Mereka baru terkejut saat filmnya sudah jadi. Ternyata, sedemikian beratnya isi di dalam film animasi yang mereka buat.
Artinya, gelombang emosi tidak sepenuhnya tersebar ke tim kreatif. Tetapi, itu malah bagus untuk membuat tim kreatif fokus pada sisi teknisnya, bukan pada sisi nonteknis seperti yang dirasakan penonton--termasuk saya.
Saya pun mendapatkan kesempatan bertanya setelah ada partisipan lain bertanya melalui forum obrolan. Pertanyaan saya tidak jauh-jauh dari konsekuensi dari penggarapan film ini.
Ternyata, saya melihat Mbak Chonie sangat percaya diri dan yakin dengan karyanya. Dia pun sangat optimis dengan konsekuensi yang dia terima dengan catatan bahwa setiap apresiasi itu datang juga dengan proses diskusi. Itu akan lebih baik daripada hanya sekadar menilai--suka atau tidak suka.
Saya sangat mengapresiasi tanggapan itu, karena saya juga berharap karya ini bisa menembus tebalnya dinding-dinding konservatif yang telanjur mengitari kehidupan masyarakat kita. Itu juga tersampaikan dengan sangat estetik lewat lagu-lagu pengiring di film KOSONG yang diciptakan Nada Bicara.
Salah satu lagu yang rupanya sangat tepat untuk mengiringi akhir film ini adalah "Sudah Usang". Lagu itu menurut saya suatu sentilan keras yang tepat untuk masyarakat yang sulit lepas dari pikiran yang konservatif dan patriarki.

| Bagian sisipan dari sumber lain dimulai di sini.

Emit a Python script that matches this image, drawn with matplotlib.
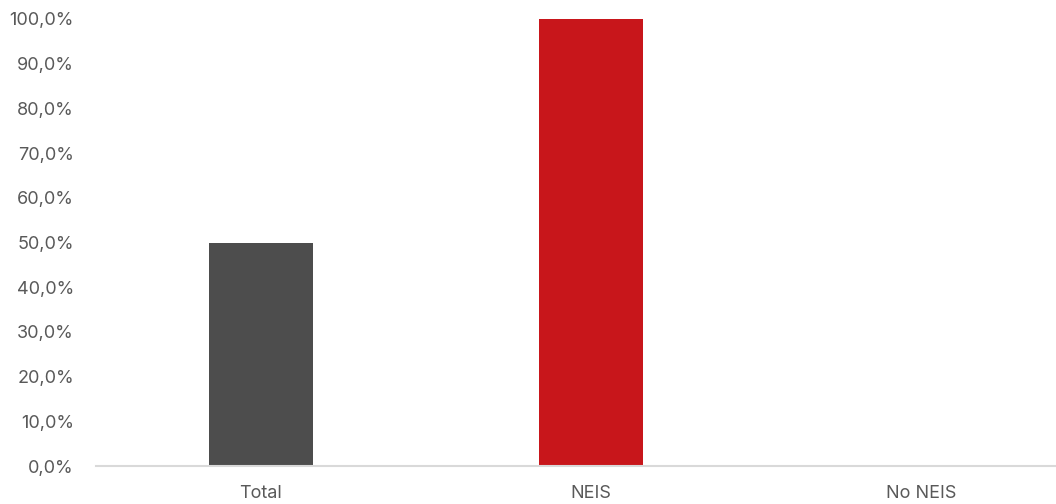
import matplotlib
matplotlib.use('Agg')
import matplotlib.pyplot as plt
from matplotlib.ticker import FuncFormatter

# data
categories = ['Total', 'NEIS', 'No NEIS']
values = [50.0, 100.0, 0.0]
colors = ['#4d4d4d', '#c8161b', '#4d4d4d']

plt.rcParams['font.family'] = ['Inter', 'DejaVu Sans']

fig = plt.figure(figsize=(10.56, 5.04), dpi=100)
ax = fig.add_axes([96 / 1056, 38 / 504, 990 / 1056, 447 / 504])

x = range(len(categories))
ax.bar(x, values, width=0.318, color=colors)

ax.set_xlim(-0.5, 2.5)
ax.set_ylim(0, 100)
ax.set_yticks(range(0, 101, 10))
ax.yaxis.set_major_formatter(FuncFormatter(lambda v, p: f'{v:.1f}%'.replace('.', ',')))
ax.set_xticks(list(x))
ax.set_xticklabels(categories)

for s in ['top', 'right', 'left']:
    ax.spines[s].set_visible(False)
ax.spines['bottom'].set_color('#d9d9d9')
ax.spines['bottom'].set_linewidth(1.5)
ax.tick_params(axis='both', length=0, labelsize=13, colors='#595959')
ax.tick_params(axis='y', pad=16)
ax.tick_params(axis='x', pad=14)

fig.savefig('out.png', dpi=100)
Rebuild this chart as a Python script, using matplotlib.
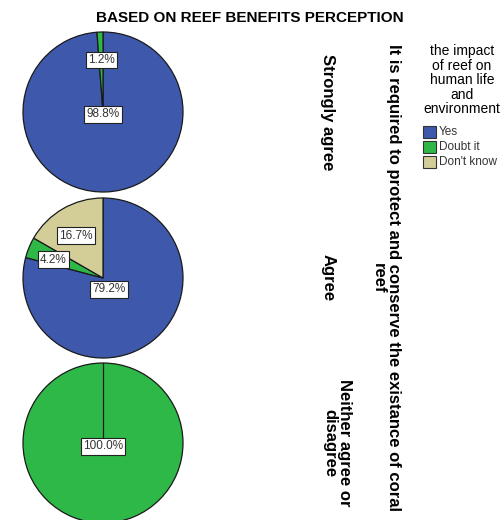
import matplotlib.pyplot as plt

plt.rcParams['font.family'] = ['Liberation Sans', 'DejaVu Sans']

# data
categories = ["Yes", "Doubt it", "Don't know"]
colors = ['#3E58AC', '#2EB848', '#D3CE97']
row_labels = ["Strongly agree", "Agree", "Neither agree or\ndisagree"]
strongly_agree = [98.8, 1.2, 0.0]
agree = [79.2, 4.2, 16.7]
neither = [0.0, 100.0, 0.0]
rows = [strongly_agree, agree, neither]

# where each percent box sits, in units of the pie radius
label_pos = [
    {0: (0.0, -0.03), 1: (-0.02, 0.65)},
    {0: (0.07, -0.14), 1: (-0.62, 0.23), 2: (-0.34, 0.53)},
    {1: (0.0, -0.04)},
]

W, H = 501, 520
fig = plt.figure(figsize=(W / 100, H / 100), dpi=100)

fig.text(250 / W, 1 - 18 / H, "BASED ON REEF BENEFITS PERCEPTION",
         ha='center', va='center', fontsize=11, fontweight='bold')

r = 80
centers_y = [112, 278, 443]
for vals, cy, lp in zip(rows, centers_y, label_pos):
    ax = fig.add_axes([(103 - r) / W, 1 - (cy + r) / H, 2 * r / W, 2 * r / H])
    idx = [i for i, v in enumerate(vals) if v > 0]
    wedges, _ = ax.pie([vals[i] for i in idx], colors=[colors[i] for i in idx],
                       startangle=90, counterclock=False,
                       wedgeprops=dict(edgecolor='#1a1a1a', linewidth=0.9))
    for w in wedges:
        w.set_clip_on(False)
    if len(idx) == 1:
        ax.plot([0, 0], [0, 1], color='#1a1a1a', lw=0.9)
    for i in idx:
        x, y = lp[i]
        ax.text(x, y, f"{vals[i]:.1f}%", ha='center', va='center', fontsize=8.5,
                color='#333333',
                bbox=dict(boxstyle='square,pad=0.2', fc='white', ec='#222222', lw=0.8))
    ax.set_xlim(-1, 1)
    ax.set_ylim(-1, 1)
    ax.set_aspect('equal')
    ax.axis('off')

# row labels
row_x = [328, 328, 337]
for lab, cy, rx in zip(row_labels, centers_y, row_x):
    fig.text(rx / W, 1 - cy / H, lab, rotation=270, ha='center', va='center',
             fontsize=12, fontweight='bold', multialignment='center',
             linespacing=1.0)

fig.text(386 / W, 1 - 278 / H,
         "It is required to protect and conserve the existance of coral\nreef",
         rotation=270, ha='center', va='center', fontsize=12, fontweight='bold',
         multialignment='center', linespacing=1.0)

# legend
fig.text(462 / W, 1 - 44 / H, "the impact\nof reef on\nhuman life\nand\nenvironment",
         ha='center', va='top', fontsize=10, multialignment='center', linespacing=1.05)
for k, (cat, c) in enumerate(zip(categories, colors)):
    yy = 132 + 15 * k
    fig.patches.append(plt.Rectangle((423 / W, 1 - (yy + 6) / H), 13 / W, 12 / H,
                                     transform=fig.transFigure, fc=c, ec='#333333',
                                     lw=0.8))
    fig.text(439 / W, 1 - yy / H, cat, ha='left', va='center', fontsize=8.5,
             color='#333333')

fig.savefig('out.png', dpi=100)
plt.close()
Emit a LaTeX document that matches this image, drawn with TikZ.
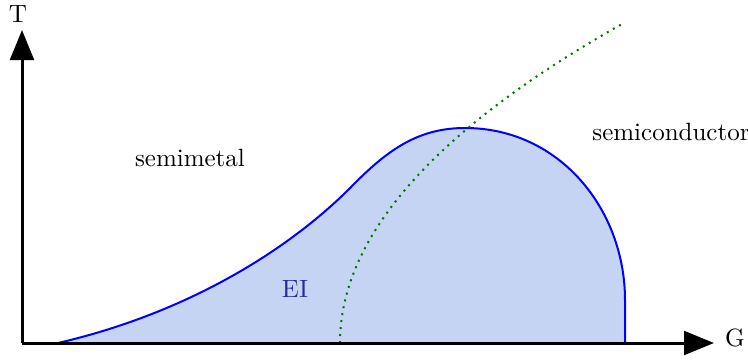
\documentclass[tikz,border=0pt]{standalone}
\usetikzlibrary{arrows.meta}
\definecolor{eifill}{RGB}{198,212,244}
\definecolor{eitext}{RGB}{40,40,160}
\begin{document}
\begin{tikzpicture}[x=0.4pt,y=-0.4pt,
  axis/.style={line width=1.2pt,-{Triangle[length=12pt,width=9.5pt]}},
  phase/.style={thick,blue},
  crossover/.style={dotted,thick,green!45!black}]
  \useasboundingbox (0,0) rectangle (748,361);
  % 軸
  \coordinate (O) at (22,343);
  \coordinate (Tend) at (22,30);
  \coordinate (Gend) at (714,343);
  % EI 相の境界
  \coordinate (A) at (58,343);
  \coordinate (B) at (355,183);
  \coordinate (C) at (465,128);
  \coordinate (D) at (625,300);
  \coordinate (E) at (625,343);
  \fill[eifill] (A) .. controls (200,310) and (300,240) .. (B)
    .. controls (390,148) and (420,128) .. (C)
    .. controls (560,128) and (625,210) .. (D) -- (E) -- cycle;
  \draw[phase] (A) .. controls (200,310) and (300,240) .. (B)
    .. controls (390,148) and (420,128) .. (C)
    .. controls (560,128) and (625,210) .. (D) -- (E);
  % クロスオーバー (放物線)
  \coordinate (P0) at (340,343);
  \coordinate (P1) at (622,24);
  \draw[crossover] (P0) .. controls (340,237) and (434,130) .. (P1);
  \draw[axis] (O) -- (Tend);
  \draw[axis] (O) -- (Gend);
  \node (T) at (18,14) {T};
  \node (G) at (735,338) {G};
  \node (semimetal) at (190,158) {semimetal};
  \node (semicond) at (671,132) {semiconductor};
  \node[text=eitext] (EI) at (295,289) {EI};
\end{tikzpicture}
\end{document}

Hidup itu akan damai kalau kita bisa memaknai kehadiran kita dengan baik. Salah satunya dengan melihat perempuan tetap seutuhnya perempuan tanpa harus berpangku pada "aksesorisnya"; anak.
Melahirkan anak memang membuat perempuan terlihat sempurna, alias mengikuti kodratnya. Tetapi, perempuan seharusnya tetaplah perempuan walau tidak melahirkan anak.
Karena, di balik sebuah akibat pasti ada sebabnya. Di situlah kita seharusnya mencari tahu, bukan hanya memperdebatkan apa yang terlihat (akibatnya).
Jadi, masihkah kita memperdebatkan kesempurnaan perempuan hanya karena faktor melahirkan anak?